Özellikle yaz aylarında haberini aldığımız orman yangınlarının ardı arkası kesilmiyor. Biri bitti derken diğeri, diğeri bitmeden bir başkası dur durak bilmeden yanıyor. İnsanlara, evlere, hayvanlara verdiği tarifi imkânsız zararların yanında, nefesimiz olan ormanlarımızı yok ediyor.
Bilinçsizce ya da bilinçli bir şekilde bir izmaritin, mangal ateşinin, cam kırıklarının neden olduğu orman yangınlarımızın içimizi yakıp sızlatmasının yanında o ormanlardan elde edilen ağaçlarla kazandığımız kâğıt, kalem, kitap, dolap, kanepe, koltuk, kamelya gibi eşyaları saymakla bitiremeyiz.
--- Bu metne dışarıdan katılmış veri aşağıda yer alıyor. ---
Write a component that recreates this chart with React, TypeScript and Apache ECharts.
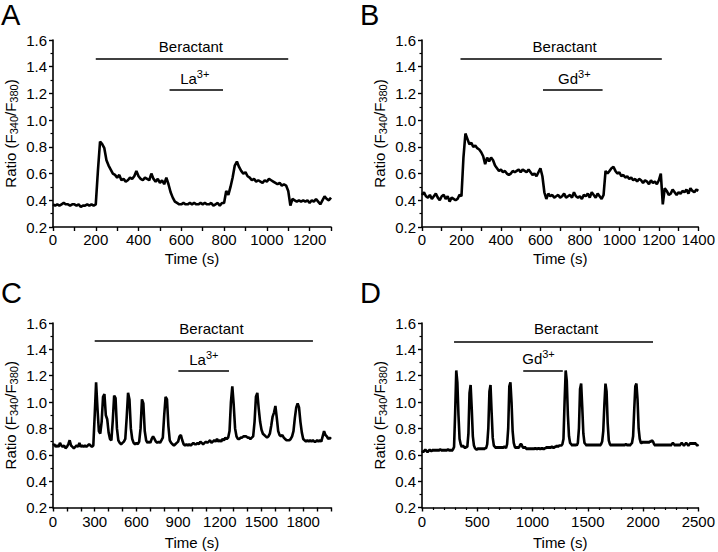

Tüm bunları düşündüğümüzde bir ağacın büyüme yetişme ve geri dönüşünü hesapladığımızda aradan geçen uzun yıllar. Belki insan ömründen daha fazla bakım isteyen ormanlarımızın oluşumu ve bir çırpıda yok edilişi ne kadar yüreğimizi yaksa da bir başka acı veren durumun yetişen ağaçların geri dönüşümünde insanoğluna verdiklerinin bir çırpıda kırılıp, dökülüp yok edilmesi oluyor.
GÜZELLİĞİ, YAPILANI, HİZMETE SUNULANI ACIMASIZCA YOK ETMEK
Geçtiğimiz hafta sonu çevremizde bulunan parklardan birinde gördüğümüz manzara bir o kadar üzdü bizi diyebiliriz. Ormanların öneminden yazarken en çok ta temiz ve bol oksijenli bir havayı bize sunduğunu söyleyebiliriz.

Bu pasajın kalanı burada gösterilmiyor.